Stored data:

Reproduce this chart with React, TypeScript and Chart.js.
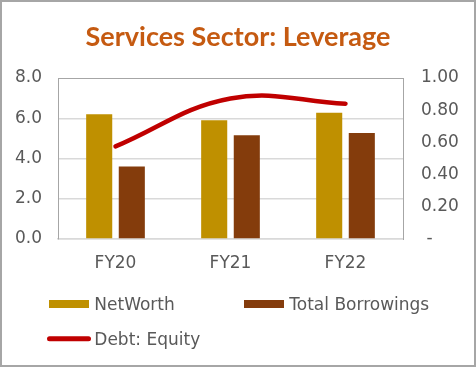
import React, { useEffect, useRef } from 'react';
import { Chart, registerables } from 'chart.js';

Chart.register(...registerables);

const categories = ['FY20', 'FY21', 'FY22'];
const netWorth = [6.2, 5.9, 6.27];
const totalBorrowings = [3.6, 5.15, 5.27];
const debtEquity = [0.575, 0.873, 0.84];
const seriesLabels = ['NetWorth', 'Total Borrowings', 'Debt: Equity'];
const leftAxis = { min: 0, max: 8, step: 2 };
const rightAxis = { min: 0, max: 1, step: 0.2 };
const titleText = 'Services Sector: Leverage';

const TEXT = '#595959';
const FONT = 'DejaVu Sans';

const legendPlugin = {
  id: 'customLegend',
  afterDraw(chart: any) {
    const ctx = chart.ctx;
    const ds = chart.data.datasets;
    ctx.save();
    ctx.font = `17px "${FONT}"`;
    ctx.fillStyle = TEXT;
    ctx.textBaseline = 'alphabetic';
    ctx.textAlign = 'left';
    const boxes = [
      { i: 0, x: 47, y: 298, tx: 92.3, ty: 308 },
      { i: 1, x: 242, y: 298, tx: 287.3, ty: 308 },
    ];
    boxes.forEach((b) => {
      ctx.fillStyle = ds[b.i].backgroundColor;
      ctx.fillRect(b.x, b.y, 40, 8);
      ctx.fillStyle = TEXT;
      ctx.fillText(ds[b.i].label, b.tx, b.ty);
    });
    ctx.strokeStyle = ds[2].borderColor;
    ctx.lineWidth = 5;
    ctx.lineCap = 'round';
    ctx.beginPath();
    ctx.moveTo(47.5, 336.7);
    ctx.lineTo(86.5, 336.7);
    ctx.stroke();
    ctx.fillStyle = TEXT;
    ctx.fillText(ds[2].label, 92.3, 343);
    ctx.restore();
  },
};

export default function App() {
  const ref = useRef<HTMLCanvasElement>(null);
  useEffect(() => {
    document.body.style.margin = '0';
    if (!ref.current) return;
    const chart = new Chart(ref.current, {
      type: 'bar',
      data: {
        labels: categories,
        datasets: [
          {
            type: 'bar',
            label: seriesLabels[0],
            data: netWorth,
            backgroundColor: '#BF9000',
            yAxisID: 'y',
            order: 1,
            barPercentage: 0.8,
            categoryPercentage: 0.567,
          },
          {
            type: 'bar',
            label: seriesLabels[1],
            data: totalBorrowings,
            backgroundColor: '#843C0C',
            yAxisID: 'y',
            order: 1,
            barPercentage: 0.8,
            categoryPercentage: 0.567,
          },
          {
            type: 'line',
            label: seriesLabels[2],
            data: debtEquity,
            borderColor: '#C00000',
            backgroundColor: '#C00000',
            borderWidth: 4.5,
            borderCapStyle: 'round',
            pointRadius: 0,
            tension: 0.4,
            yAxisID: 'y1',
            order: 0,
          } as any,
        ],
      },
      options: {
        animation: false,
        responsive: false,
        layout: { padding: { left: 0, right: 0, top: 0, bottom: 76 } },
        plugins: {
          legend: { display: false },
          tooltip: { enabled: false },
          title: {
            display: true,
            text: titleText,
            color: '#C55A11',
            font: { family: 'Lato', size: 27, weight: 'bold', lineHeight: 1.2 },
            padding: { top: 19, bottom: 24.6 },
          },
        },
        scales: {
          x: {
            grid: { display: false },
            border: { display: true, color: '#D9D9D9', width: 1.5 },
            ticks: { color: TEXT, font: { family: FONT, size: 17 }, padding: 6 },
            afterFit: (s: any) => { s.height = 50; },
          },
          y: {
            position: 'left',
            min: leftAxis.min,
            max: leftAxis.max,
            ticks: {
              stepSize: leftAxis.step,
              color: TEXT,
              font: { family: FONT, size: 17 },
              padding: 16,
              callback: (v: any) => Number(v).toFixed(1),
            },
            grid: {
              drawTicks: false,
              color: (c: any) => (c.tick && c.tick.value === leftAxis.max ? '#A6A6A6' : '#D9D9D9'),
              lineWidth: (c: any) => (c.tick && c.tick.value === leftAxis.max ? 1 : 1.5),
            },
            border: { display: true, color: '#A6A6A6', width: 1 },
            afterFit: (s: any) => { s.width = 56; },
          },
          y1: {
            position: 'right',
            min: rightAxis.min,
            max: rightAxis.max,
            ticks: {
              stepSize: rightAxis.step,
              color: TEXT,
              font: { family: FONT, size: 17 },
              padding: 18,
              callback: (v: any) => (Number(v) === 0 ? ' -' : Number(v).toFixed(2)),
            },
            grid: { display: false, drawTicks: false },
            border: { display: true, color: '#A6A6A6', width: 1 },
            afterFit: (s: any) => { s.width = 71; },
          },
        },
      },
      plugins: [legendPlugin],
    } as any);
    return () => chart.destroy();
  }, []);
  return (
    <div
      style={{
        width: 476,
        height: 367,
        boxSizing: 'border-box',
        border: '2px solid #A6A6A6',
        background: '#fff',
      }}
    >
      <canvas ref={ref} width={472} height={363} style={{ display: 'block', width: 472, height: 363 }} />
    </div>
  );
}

Objective:
Write out again, exactly, the lines from the start of the listing up to the line containing "Chart.register(...registerables);", with both ends and without pictures.

The response:
Reproduce this chart with React, TypeScript and Chart.js.
import React, { useEffect, useRef } from 'react';
import { Chart, registerables } from 'chart.js';

Chart.register(...registerables);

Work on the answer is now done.